Propelled by manic energy, Martin Scorsese's The Wolf Of Wall Street zips through a dollar-fuelled bacchanalia and raunchy pool parties (there are so many pool parties) with train-wrecking velocity. It's as if the filmmakers and their cast are popping speed pills or knocking back a succession of Red Bulls. You watch the film with exhilaration and dread, a dread that the entire narrative accelerating, over the top and almost unstoppable is going to veer over the precipice and crash, leaving Leonardo DiCaprio smiling goofily in the rubble. But it's not; this is tightly controlled filmmaking in the guise of something running amok, and it's actually that sense of dread, risk and danger that fires us up and keeps us on edge. Scorsese is 72 and yet, hats off to him, this film feels like a young man plunging into an all-night orgy while managing to somehow stay sober amidst the threat of overkill.
The Wolf Of Wall Street
Starring Leonardo DiCaprio, Margot Robbie, Jonah Hill, Rob Reiner and Matthew McConaughey. Directed by Martin Scorsese.
A jolly satire, 180 minutes long, the film thrives on exaggeration and excess as it re-tells a story of exaggeration and excess, as practised chiefly by Jordan Belfort (DiCaprio) and his Wall Street vampires. It shows how a young man turns his talent, appetites and calling in life into a species of megalomania; thus the carping by critics about the film glorifying Belfort's crimes without punishing him seems a tad off the mark, since Wolf in a sly tone-shift from Belfort's source memoir shows these people as a bunch of clowns, wealthy clowns, but clowns nevertheless, pathetically drunk on their own oversupply of cash and what cash can buy. Though sometimes it can play these roles, the aim of cinema should neither be to moralise (that's a job for Thai television) nor to punish; for that you'd be better off asking a priest or a prosecutor. Scorsese's movie uses cinematic devices to show the man in all his satirical splendour and capitalist folly. That depiction is sufficiently cruel a punishment.
Belfort is the prophet of greed who starts out, humbly enough, as an ingenue stockbroker. His first mentor, played by the deliciously smug Matthew McConaughey, teaches him a lesson that he will faithfully follow all his life and that this film will portray with a relentlessly mocking zeal: cocaine and sex are what keep the Wall Street motor running. Also: the stock market is all about dealing in the imagination and it is a grave mistake to allow clients to think for one moment that it is real.
DiCaprio makes Belfort a childish charmer, sleazy and arrogant, a bottom-feeder who quickly discovers that his gift for persuading others can fulfil his wildest wealth fantasies. In a way, this fits the trope of Scorsese's favourite character: a lowly outsider who squeezes his way into an exclusive club by resorting to criminal and/or manipulative acts and exercising his indefatigable ego.
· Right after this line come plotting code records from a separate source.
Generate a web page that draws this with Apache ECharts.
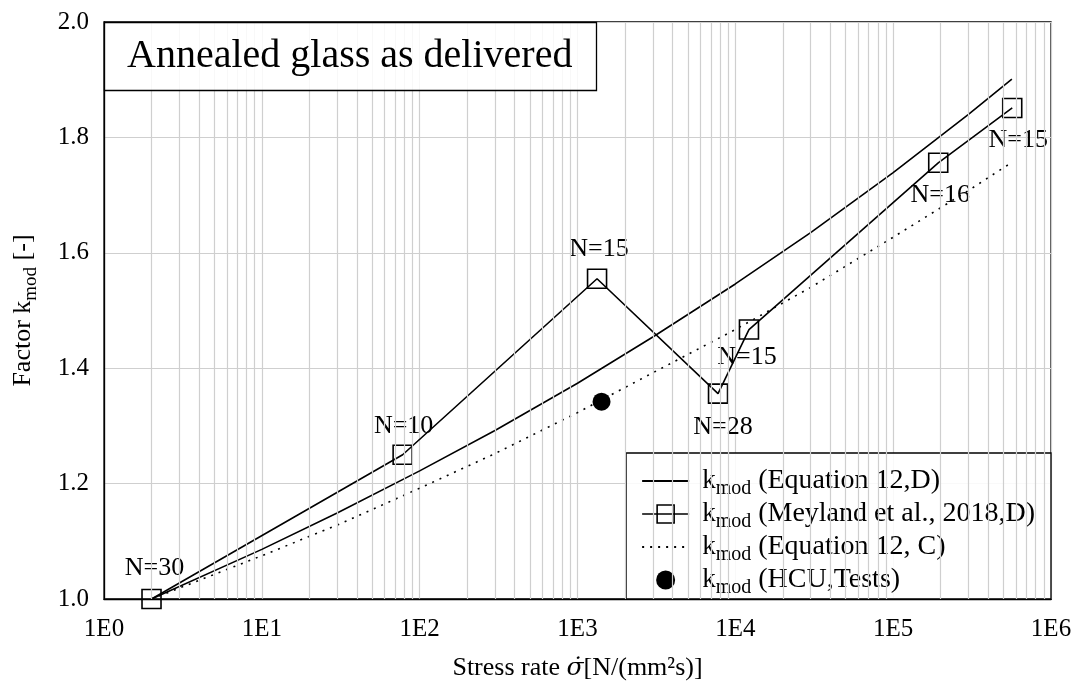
<!DOCTYPE html>
<html>
<head>
<meta charset="utf-8">
<script src="https://cdn.jsdelivr.net/npm/echarts@6/dist/echarts.min.js"></script>
<style>html,body{margin:0;padding:0;background:#fff}#c{width:1077px;height:683px}</style>
</head>
<body>
<div id="c"></div>
<script>
// ---- data ----
const eq12D_x = [2, 10, 30, 100, 300, 1000, 3000, 10000, 30000, 100000, 300000, 565000];
const eq12D_y = [1.000, 1.086, 1.149, 1.222, 1.292, 1.374, 1.454, 1.546, 1.635, 1.739, 1.840, 1.901];

const meyland_x = [2, 78, 1330, 7770, 12200, 193000, 568000];
const meyland_y = [1.000, 1.250, 1.555, 1.356, 1.467, 1.756, 1.851];
const meyland_N = [30, 10, 15, 28, 15, 16, 15];

const eq12C_x = [2, 10, 30, 100, 300, 1000, 3000, 10000, 30000, 100000, 300000, 545000];
const eq12C_y = [1.000, 1.075, 1.128, 1.192, 1.252, 1.323, 1.392, 1.467, 1.540, 1.627, 1.708, 1.754];

const hcu_x = [1420];
const hcu_y = [1.342];

// ---- presentation ----
const FONT = '"Liberation Serif", "DejaVu Serif", serif';
const pair = (xs, ys) => xs.map((x, i) => [x, ys[i]]);

// label placement for the N= labels (position, dx, dy)
const labelPlace = [
  ['top', 3, 2], ['top', 1, 5], ['top', 2, 4], ['bottom', 5, 0],
  ['bottom', -2, -6], ['bottom', 2, -1], ['bottom', 6, -1]
];

// minor log grid lines 2..9 per decade
const minorX = [];
for (let e = 0; e < 6; e++) for (let m = 2; m <= 9; m++) minorX.push(m * Math.pow(10, e));

const legendRich = {
  k: { fontSize: 27, fontFamily: FONT, color: '#000', lineHeight: 30, verticalAlign: 'middle', padding: [0, 0, 0, 8] },
  s: { fontSize: 20, fontFamily: FONT, color: '#000', lineHeight: 20, verticalAlign: 'bottom', padding: [0, 0, -3, 0] },
  t: { fontSize: 28, fontFamily: FONT, color: '#000', lineHeight: 30, verticalAlign: 'middle' }
};
const axisRich = {
  t: { fontSize: 26, fontFamily: FONT, color: '#000', lineHeight: 30, verticalAlign: 'middle' },
  s: { fontSize: 19, fontFamily: FONT, color: '#000', lineHeight: 19, verticalAlign: 'bottom', padding: [0, 0, -3, 0] },
  g: { fontSize: 25, fontFamily: '"DejaVu Serif", serif', fontStyle: 'italic', color: '#000', lineHeight: 30, verticalAlign: 'middle' }
};

const legendText = {
  'eq12D': ' (Equation 12,D)',
  'meyland': ' (Meyland et al., 2018,D)',
  'eq12C': ' (Equation 12, C)',
  'hcu': ' (HCU,Tests)'
};

const chart = echarts.init(document.getElementById('c'), null, { renderer: 'canvas' });

chart.setOption({
  backgroundColor: '#fff',
  animation: false,
  title: {
    text: 'Annealed glass as delivered',
    left: 104, top: 22,
    padding: [12, 24, 12, 23],
    borderColor: '#000', borderWidth: 1.3,
    backgroundColor: 'rgba(255,255,255,0.85)',
    textStyle: { fontFamily: FONT, fontSize: 40, fontWeight: 'normal', color: '#000', lineHeight: 45 }
  },
  grid: {
    left: 104, right: 26, top: 22, bottom: 84,
    outerBoundsMode: 'none', containLabel: false,
    show: true, borderColor: '#000', borderWidth: 1.3, backgroundColor: 'transparent'
  },
  legend: {
    orient: 'vertical',
    right: 26, top: 453,
    padding: [14, 16, 1, 15],
    itemGap: 1,
    itemWidth: 47, itemHeight: 19,
    backgroundColor: 'rgba(255,255,255,0.88)',
    borderColor: '#000', borderWidth: 1.3,
    data: [
      { name: 'eq12D', itemStyle: { opacity: 0 } },
      { name: 'meyland', icon: 'path://M0,9.5H47M15,0.5H32V18.5H15Z',
        itemStyle: { color: 'rgba(0,0,0,0)', borderColor: '#000', borderWidth: 1.6 } },
      { name: 'eq12C', itemStyle: { opacity: 0 } },
      { name: 'hcu', icon: 'circle', itemStyle: { color: '#000', opacity: 1 } }
    ],
    formatter: n => '{k|k}{s|mod}{t|' + legendText[n] + '}',
    textStyle: { rich: legendRich, fontFamily: FONT, fontSize: 28, color: '#000' }
  },
  xAxis: {
    type: 'log', logBase: 10, min: 1, max: 1e6,
    name: '{t|Stress rate }{g|σ̇}{t|[N/(mm²s)]}',
    nameLocation: 'middle', nameGap: 54,
    nameTextStyle: { rich: axisRich, fontFamily: FONT, fontSize: 26, color: '#000' },
    axisLine: { show: true, lineStyle: { color: '#000', width: 1.3 } },
    axisTick: { show: false },
    axisLabel: {
      fontFamily: FONT, fontSize: 25, color: '#000', margin: 18,
      formatter: v => '1E' + Math.round(Math.log10(v))
    },
    splitLine: { show: true, lineStyle: { color: '#cfcfcf', width: 1.2 } },
    minorTick: { show: false }, minorSplitLine: { show: false }
  },
  yAxis: {
    type: 'value', min: 1.0, max: 2.0, interval: 0.2,
    name: '{t|Factor k}{s|mod}{t| [-]}',
    nameLocation: 'middle', nameGap: 66, nameRotate: 90,
    nameTextStyle: { rich: axisRich, fontFamily: FONT, fontSize: 26, color: '#000' },
    axisLine: { show: true, lineStyle: { color: '#000', width: 1.3 } },
    axisTick: { show: false },
    axisLabel: { fontFamily: FONT, fontSize: 25, color: '#000', margin: 15, formatter: v => v.toFixed(1) },
    splitLine: { show: true, lineStyle: { color: '#cfcfcf', width: 1.2 } }
  },
  series: [
    {
      name: 'minorgrid', type: 'line', data: [], z: 1, silent: true,
      markLine: {
        silent: true, symbol: ['none', 'none'], animation: false,
        label: { show: false },
        lineStyle: { color: '#cfcfcf', width: 1.2, type: 'solid' },
        emphasis: { disabled: true },
        data: minorX.map(v => ({ xAxis: v }))
      }
    },
    {
      name: 'eq12D', type: 'line', data: pair(eq12D_x, eq12D_y), z: 3,
      symbol: 'none', color: '#000',
      lineStyle: { color: '#000', width: 1.6 }
    },
    {
      name: 'meyland', type: 'line', data: pair(meyland_x, meyland_y).map((p, i) => ({
        value: p,
        label: { position: labelPlace[i][0], offset: [labelPlace[i][1], labelPlace[i][2]] }
      })), z: 4,
      symbol: 'rect', symbolSize: 19, color: '#000',
      itemStyle: { color: 'rgba(0,0,0,0)', borderColor: '#000', borderWidth: 1.6 },
      lineStyle: { color: '#000', width: 1.6 },
      label: {
        show: true, distance: 10,
        fontFamily: FONT, fontSize: 26, color: '#000',
        formatter: p => 'N=' + meyland_N[p.dataIndex]
      }
    },
    {
      name: 'eq12C', type: 'line', data: pair(eq12C_x, eq12C_y), z: 3,
      symbol: 'none', color: '#000',
      lineStyle: { color: '#000', width: 1.6, type: [2, 6] }
    },
    {
      name: 'hcu', type: 'scatter', data: pair(hcu_x, hcu_y), z: 5,
      symbol: 'circle', symbolSize: 18, color: '#000',
      itemStyle: { color: '#000', opacity: 1 }
    }
  ]
});
</script>
</body>
</html>
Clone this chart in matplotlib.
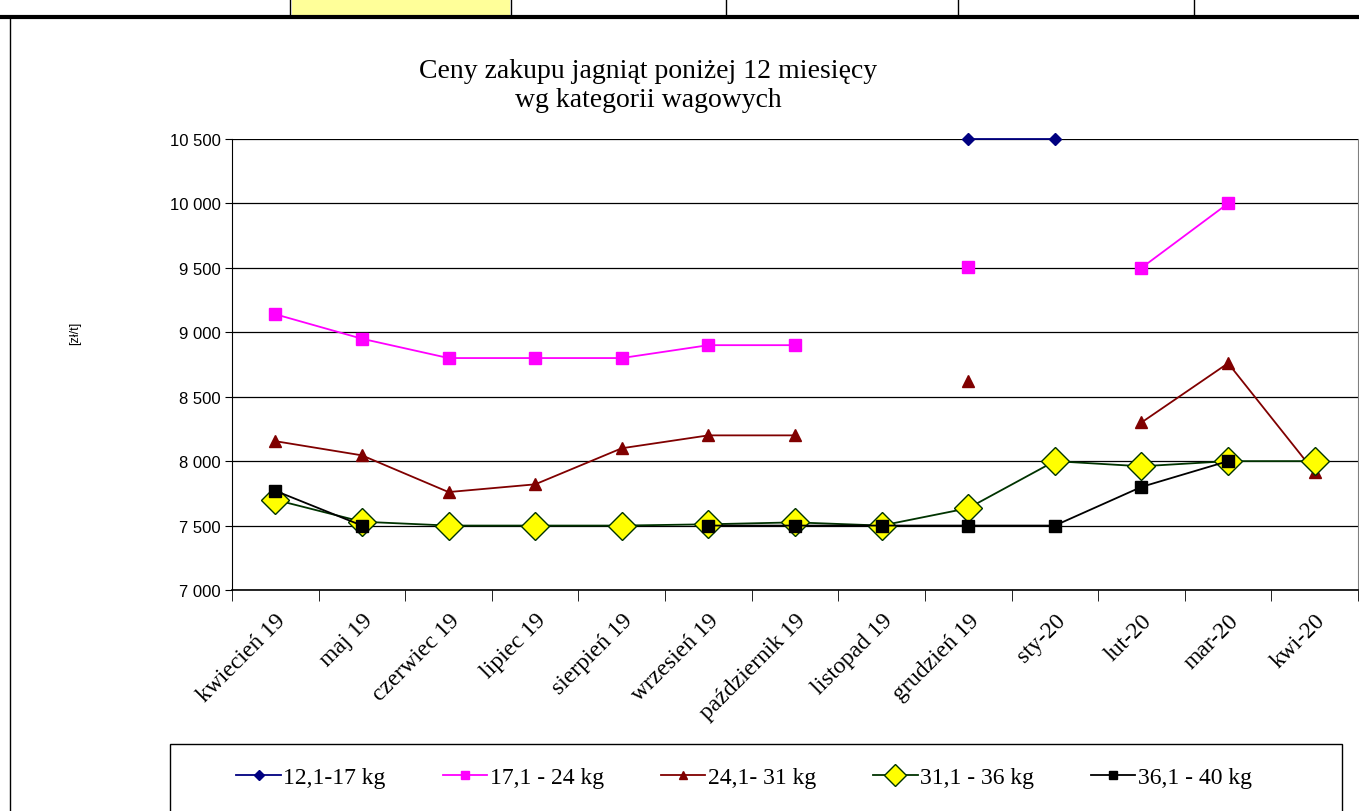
import numpy as np
import matplotlib
matplotlib.use('Agg')
import matplotlib.pyplot as plt
from matplotlib.patches import Rectangle
from matplotlib.lines import Line2D
from matplotlib.ticker import FuncFormatter, FixedLocator

nan = np.nan

# Dane
miesiace = ['kwiecień 19', 'maj 19', 'czerwiec 19', 'lipiec 19', 'sierpień 19',
            'wrzesień 19', 'październik 19', 'listopad 19', 'grudzień 19',
            'sty-20', 'lut-20', 'mar-20', 'kwi-20']
kat_12_17 = [nan, nan, nan, nan, nan, nan, nan, nan, 10500, 10500, nan, nan, nan]
kat_17_24 = [9140, 8950, 8800, 8800, 8800, 8900, 8900, nan, 9510, nan, 9500, 10000, nan]
kat_24_31 = [8155, 8045, 7760, 7820, 8100, 8200, 8200, nan, 8625, nan, 8300, 8760, 7915]
kat_31_36 = [7700, 7530, 7500, 7500, 7500, 7510, 7525, 7500, 7635, 8000, 7960, 8000, 8000]
kat_36_40 = [7770, 7500, nan, nan, nan, 7500, 7500, 7500, 7500, 7500, 7800, 8000, nan]
etykiety = ['12,1-17 kg', '17,1 - 24 kg', '24,1- 31 kg', '31,1 - 36 kg', '36,1 - 40 kg']

W, H = 1359, 812
fig = plt.figure(figsize=(W / 100, H / 100), dpi=100)

# fragment tabeli nad wykresem
fig.add_artist(Rectangle((292 / W, 1 - 17 / H), 218 / W, 17 / H, transform=fig.transFigure,
                         facecolor='#ffff99', edgecolor='none'))
for xs in [290, 511, 726, 958, 1194]:
    fig.add_artist(Line2D([xs / W, xs / W], [1 - 17 / H, 1], transform=fig.transFigure,
                          color='black', lw=1))
fig.add_artist(Line2D([0, 1], [1 - 17.5 / H, 1 - 17.5 / H], transform=fig.transFigure,
                      color='black', lw=3))
fig.add_artist(Line2D([10 / W, 10 / W], [0, 1 - 18 / H], transform=fig.transFigure,
                      color='black', lw=1))

ax = fig.add_axes([232 / W, 1 - 591 / H, 1126 / W, 451 / H])
x = np.arange(len(miesiace))

ax.plot(x, kat_12_17, color='#000080', marker='D', markersize=6, lw=1.3,
        label=etykiety[0], clip_on=False)
ax.plot(x, kat_17_24, color='#ff00ff', marker='s', markersize=8, lw=1.3, label=etykiety[1])
ax.plot(x, kat_24_31, color='#800000', marker='^', markersize=8, lw=1.3, label=etykiety[2])
ax.plot(x, kat_31_36, color='#003300', marker='D', markersize=14, markerfacecolor='#ffff00',
        markeredgecolor='#003300', markeredgewidth=1, lw=1.3, label=etykiety[3])
ax.plot(x, kat_36_40, color='black', marker='s', markersize=8, lw=1.3, label=etykiety[4])

ax.set_xlim(-0.5, len(miesiace) - 0.5)
ax.set_ylim(7000, 10500)
ax.set_yticks(np.arange(7000, 10501, 500))
ax.yaxis.set_major_formatter(FuncFormatter(lambda v, p: f'{int(v):,}'.replace(',', ' ')))
ax.grid(axis='y', color='black', lw=0.9)
ax.set_axisbelow(True)

ax.set_xticks(x)
ax.set_xticklabels(miesiace, rotation=45, ha='right', rotation_mode='anchor',
                   family='Liberation Serif', fontsize=17)
ax.xaxis.set_minor_locator(FixedLocator(np.arange(-0.5, len(miesiace), 1)))
ax.tick_params(axis='x', which='major', length=0, pad=14)
ax.tick_params(axis='x', which='minor', length=8, direction='out', color='black')
ax.tick_params(axis='y', length=5, labelsize=12, pad=3)
for lab in ax.get_yticklabels():
    lab.set_family('Liberation Sans')

ax.spines['top'].set_visible(False)
ax.spines['right'].set_color('#808080')
ax.spines['left'].set_color('black')
ax.spines['bottom'].set_color('black')
ax.spines['bottom'].set_linewidth(1.2)

fig.text(75 / W, 1 - 333 / H, '[zł/t]', rotation=90, ha='center', va='center',
         family='Liberation Sans', fontsize=9)
fig.text(648 / W, 1 - 86 / H, 'Ceny zakupu jagniąt poniżej 12 miesięcy\nwg kategorii wagowych',
         ha='center', va='center', family='Liberation Serif', fontsize=20, linespacing=1.2)

# legenda
fig.add_artist(Rectangle((170 / W, -0.05), 1172 / W, 0.05 + (812 - 745) / H,
                         transform=fig.transFigure, facecolor='white', edgecolor='black', lw=1))
fig.legend(loc='center', bbox_to_anchor=(744 / W, 1 - 778 / H), ncol=5, frameon=False,
           prop={'family': 'Liberation Serif', 'size': 17}, handlelength=1.9,
           handletextpad=0.1, columnspacing=2.4, markerscale=0.8)

plt.savefig('out.png', dpi=100)
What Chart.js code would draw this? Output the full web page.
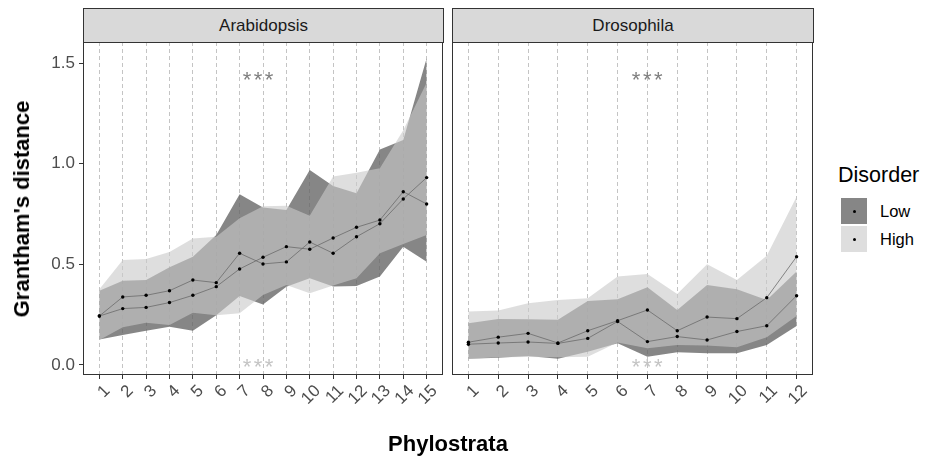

Glib characters are also Scorsese's trademark, and what script (by Terence Winter here) could be more mouthy than a bunch of silver-tongued salesmen making non-stop pitches? As Belfort and his stock-hawking cohorts zigzag through the loopholes of the law and rile up the market to make mega-profits for themselves, he's also putting on a performance, the microphone always ready for him to give an impassioned pep talk. To convince the customers, he first has to convince himself and his sales team, because selling stocks to him is equivalent to selling a dream (his own to start with).
And it was one long dirty dream. Scorsese has made lots of gangster movies about tough-talking hitmen, but he's never made a film with this degree of naughtiness and foul-mouthed revelry. Belfort and his friends most notably his partner, Donnie (played by the appropriately nutty Jonah Hill) splurge their earnings on drugs, booze and naked women; these are parties for spoiled, rich boys thrown by spoiled, rich boys, all of whom truly believe that the fun will last forever, or as long as Wall Street lasts. These wild parties work as one of the film's recurring themes; they keep coming back, with slight variations, but that gradually gives the film its orgiastic, hallucinatory quality.
The films made when Scorsese was at his artistic peak the stretch from the 1970s to the early 1990s; from Taxi Driver to, say, Goodfellas revealed an American filmmaker with a singular vision, steeped in social grit and lore, but the director's subsequent prolific output (and cinematic adoption of DiCaprio, from The Aviator onwards) has been electrifying to witness. Wolf is proof of his continuing vigour and ardour, but most of all it shows Scorsese's willingness to keep on taking risks, because he knows that that's the only way to make movies. While Belfort lives a shameless life for all of us to see, the courageous career choices taken by Scorsese should serve to shame many much younger film-makers as well.